What Perlman had done was make the hotel a lucrative fight site. Promoter Bob Arum says the chief advantage of fighting there is Caesars' willingness to put up substantial money for the rights to the gate revenues. "They pay you a sum of money and they worry about the gate," says Arum. "It makes it easier for the promoter. It's as simple as that."

There was considerable worry among some Caesars' board members over committing almost $5 million to bring Holmes-Ali to the hotel—fear that Ali might not train and that the fight wouldn't sell. Bob Halloran, the director of sports at Caesars, advised Perlman that he thought they could count on a $3.5 million gate. Because it cost $4 million to buy the rights to the live gate and about $1 million to set up the stands in the parking lot, a deficit of about $1.5 million was in prospect. And there were other risks, too. With high rollers playing at all the tables, over a short period of time the house could take a bath from the gambling. On top of the projected deficit, it was not, to some, an appealing prospect.

But in the end Caesars took the gamble. Harry Wald, the chief operating officer of Caesars, sent invitations to 2,500 of Caesars' highest rollers. For the best customers there would be free rooms, food and beverages, and choice seats at the fight.

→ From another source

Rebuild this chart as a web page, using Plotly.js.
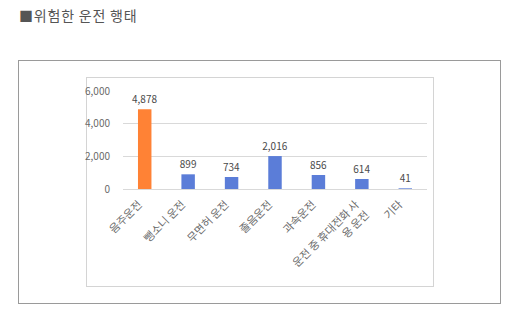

What ensued, Halloran said, more than justified the entire enterprise. Every seat was sold. The gate topped $6 million, minus the estimated $500,000 that the house gave away in complimentary tickets. At the first roll of the dice after the fight, the house was even. And the casino was filled for hours with gamblers, many of them betting the limit. There's been no word as to who came out ahead, the house or the rollers, but the odds were in Caesars' favor.

TWO PHOTOS

Having discovered that boxing can be as big a draw as Ol' Blue Eyes, Caesars Palace's Perlman anted up $5 million for the bout. Part of that amount went into the building of a 24,790-seat temporary stadium in the parking lot.